It may be tough to litigate an attitude, but the Prince George's NAACP feels so strongly that a change in attitude is necessary to bring about true integration of the county's classrooms that it has once more drawn the county school board into the courtroom of U.S. District Judge Frank A. Kaufman.
The NAACP raises the question of "institutional racism" in the schools with a mountain of statistics showing, among other things, that black students are twice as likely to be suspended, more likely to be placed in classes for the mentally handicapped and less likely to be included in programs for the talented and gifted. The figures also show that the number of schools with high enrollments of either black or white students in 1981 was almost the same as in 1972, when the system was openly segregated.
The black concerns could probably be better answered if blacks had more power to influence school board decisions. But the courtroom lever has remained easier to pull than the one on the voting machine in a county whose black population often resembles 240,000 people dispersed about the outside of a political process.
Only one member of the school board, Bonnie Johns, is black. Black challengers for two of the nine board seats lost at the polls in 1980, despite NAACP backing in a county that is 37 percent black.
The memory of the 16,000 students, the majority of them black, placed on school buses in January 1973 as a result of Judge Kaufman's order to integrate the system remains seared into the collective consciousness of the county. School lawyer Paul M. Nussbaum, who fashioned classroom desegregation in Prince George's under Kaufman's orders and has defined it on a daily basis for the school board ever since, will never forget.
"If there's been one thing I dedicated myself to since that day, it was to make absolutely certain that no U.S. District Court judge would ever again hold that my client was operating a segregated school system," Nussbaum says with conviction. As legal counsel to the school board, Nussbaum has been concerned with preventing any overt act that could resegregate the system.
Nussbaum contends that the fact that residential patterns created by blacks moving in and whites moving out quickly turned many briefly integrated schools back into schools with a majority black enrollment did not place on the board a legal responsibility to correct the racial balance.
Judge Kaufman has disagreed with him on this critical point.
"The middle ground is that there was an obligation on the part of the school system to take acts or not to fail to take acts to prevent slippage or resegregation," Kaufman told Nussbaum in court on May 12. The school desegregation trial is now in its fourth week in Kaufman's federal court in Baltimore.
Relations between the board and the NAACP went from mutual mistrust in 1972, when blacks were 23 percent of the students, to a state of hostility last year, with blacks making up 52 percent of the pupils, in which the two groups ignored each other's existence.
"Our problem with the school board is that they would not admit they have a problem," said NAACP spokesman John Rosser, who is also one of the half-dozen plaintiffs in the suit.
The top of the NAACP's wish list of legal findings is for a Kaufman ruling that Prince George's never achieved the status of a unitary school system--i.e., one that has no vestige of the segregation that existed before 1972.
Many white parents and the school administration say they cannot see any segregation now in the system, which has been officially "color blind" since 1973.
"I don't know of a system that has brought desegregation off better than we have, and it has worked extremely well," said Superintendent Edward J. Feeney in a recent interview.
But the NAACP case asks whether leadership that sees no color is capable of seeing black students at all.
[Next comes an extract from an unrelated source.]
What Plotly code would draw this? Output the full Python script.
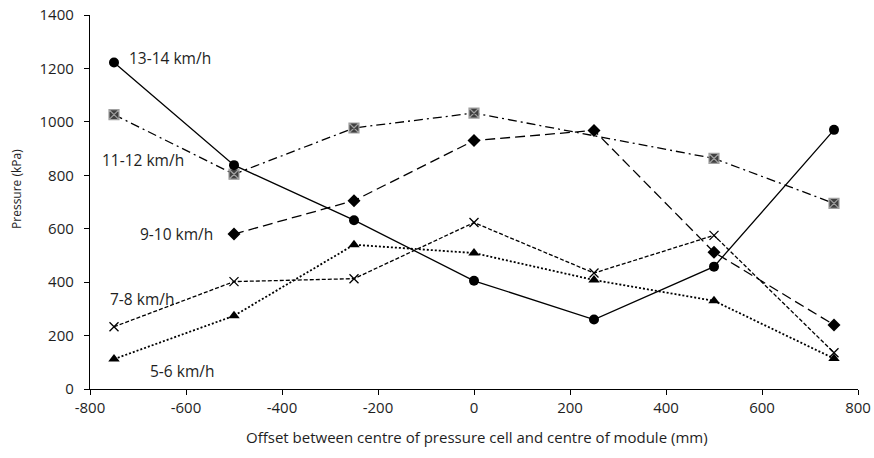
import plotly.graph_objects as go

offsets = [-750, -500, -250, 0, 250, 500, 750]

speed_13_14 = [1222, 838, 632, 405, 260, 458, 970]
speed_11_12 = [1027, 804, 977, 1033, None, 863, 695]
speed_9_10 = [None, 580, 705, 930, 968, 512, 240]
speed_7_8 = [233, 402, 413, 623, 434, 575, 136]
speed_5_6 = [112, 274, 540, 509, 408, 330, 114]

labels = ["13-14 km/h", "11-12 km/h", "9-10 km/h", "7-8 km/h", "5-6 km/h"]
label_x = [-722, -779, -700, -762, -679]
label_y = [1240, 858, 580, 338, 68]

x_ticks = [-800, -600, -400, -200, 0, 200, 400, 600, 800]
y_ticks = [0, 200, 400, 600, 800, 1000, 1200, 1400]

x_title = "Offset between centre of pressure cell and centre of module (mm)"
y_title = "Pressure (kPa)"

FONT = "Open Sans"
TXT = "#1e1e1e"

fig = go.Figure()

series = [
    (speed_5_6, labels[4], dict(symbol="triangle-up", size=10, color="black"), dict(dash="2px,2px", width=1.8)),
    (speed_7_8, labels[3], dict(symbol="x-thin-open", size=9, color="black", line=dict(width=1.3, color="black")), dict(dash="4px,2px", width=1.3)),
    (speed_9_10, labels[2], dict(symbol="diamond", size=10, color="black"), dict(dash="10px,5px", width=1.3)),
    (speed_11_12, labels[1], dict(symbol="square-x", size=10, color="#404040", line=dict(width=1.2, color="#a0a0a0")), dict(dash="9px,4px,2px,4px", width=1.3)),
    (speed_13_14, labels[0], dict(symbol="circle", size=10, color="black"), dict(dash="solid", width=1.3)),
]

for ys, name, marker, line in series:
    fig.add_trace(go.Scatter(
        x=offsets, y=ys, name=name, mode="lines+markers",
        marker=marker, line=dict(color="black", **line),
        connectgaps=True, showlegend=False,
    ))

for t, lx, ly in zip(labels, label_x, label_y):
    fig.add_annotation(x=lx, y=ly, text=t, showarrow=False, xanchor="left",
                       yanchor="middle", font=dict(family=FONT, size=15.5, color=TXT))

fig.add_annotation(x=0.504, y=-0.128, xref="paper", yref="paper", text=x_title,
                   showarrow=False, xanchor="center", yanchor="middle",
                   font=dict(family=FONT, size=15, color=TXT))
fig.add_annotation(x=-0.095, y=0.535, xref="paper", yref="paper", text=y_title,
                   showarrow=False, xanchor="center", yanchor="middle", textangle=-90,
                   font=dict(family=FONT, size=12, color=TXT))

axis_common = dict(
    showgrid=False, zeroline=False, showline=True, linecolor="black", linewidth=1.3,
    ticks="outside", ticklen=5, tickcolor="black", tickwidth=1.3,
    tickfont=dict(family=FONT, size=15, color=TXT), automargin=False,
)

fig.update_xaxes(range=[-800, 800], tickvals=x_ticks, ticktext=[str(v) for v in x_ticks],
                 **axis_common)
fig.update_yaxes(range=[0, 1400], tickvals=y_ticks, ticktext=[str(v) for v in y_ticks],
                 ticklabelstandoff=7, **axis_common)

fig.update_layout(
    width=874, height=458,
    margin=dict(l=90, r=16, t=15, b=69, autoexpand=False),
    plot_bgcolor="white", paper_bgcolor="white",
    font=dict(family=FONT),
)

fig.write_html("out.html", config={"displayModeBar": False},
               post_script="document.body.style.margin='0';document.body.style.padding='0';")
They hope the statistics will show that such blindness is the legal equivalent of standing in the schoolhouse door, and that the judge will agree if he reads between the numbers.
"Yes, it is difficult, just as difficult as covert racism is to identify," Rosser said. "And when there is no public effort to combat it, it gains momentum."
Lone black school board member Johns also believes that because the attitudes of the teachers and administration have not changed sufficiently, the system is not unitary. But Johns said she has all but given up trying to communicate to her fellow board members her feeling that the system underserves blacks.
So the county is in court again, but both sides realize that this time the future of the education system is on the line.
Administrators and board members say they fear that another busing order like that of 1973 would hasten the advent of mass white flight from the schools, leading to an all-black school system that taxpayers are already hesitant to support.
The NAACP realizes that the attitudes they feel hurt black students cannot be changed by a sledgehammer approach but can only be affected by somehow working together. Rosser advocates what he calls "staff development"--training teachers to be more sensitive to the needs of black students and upgrading and examining procedures that have hurt black pupils. There is also the fear that the school system could be abandoned entirely by county leaders and many white residents in the political backlash of a new busing order.
"I don't think anybody wins," said Rosser. "No matter whether the school board is found wrong or not, it has already come out that the school system is not peaches and cream."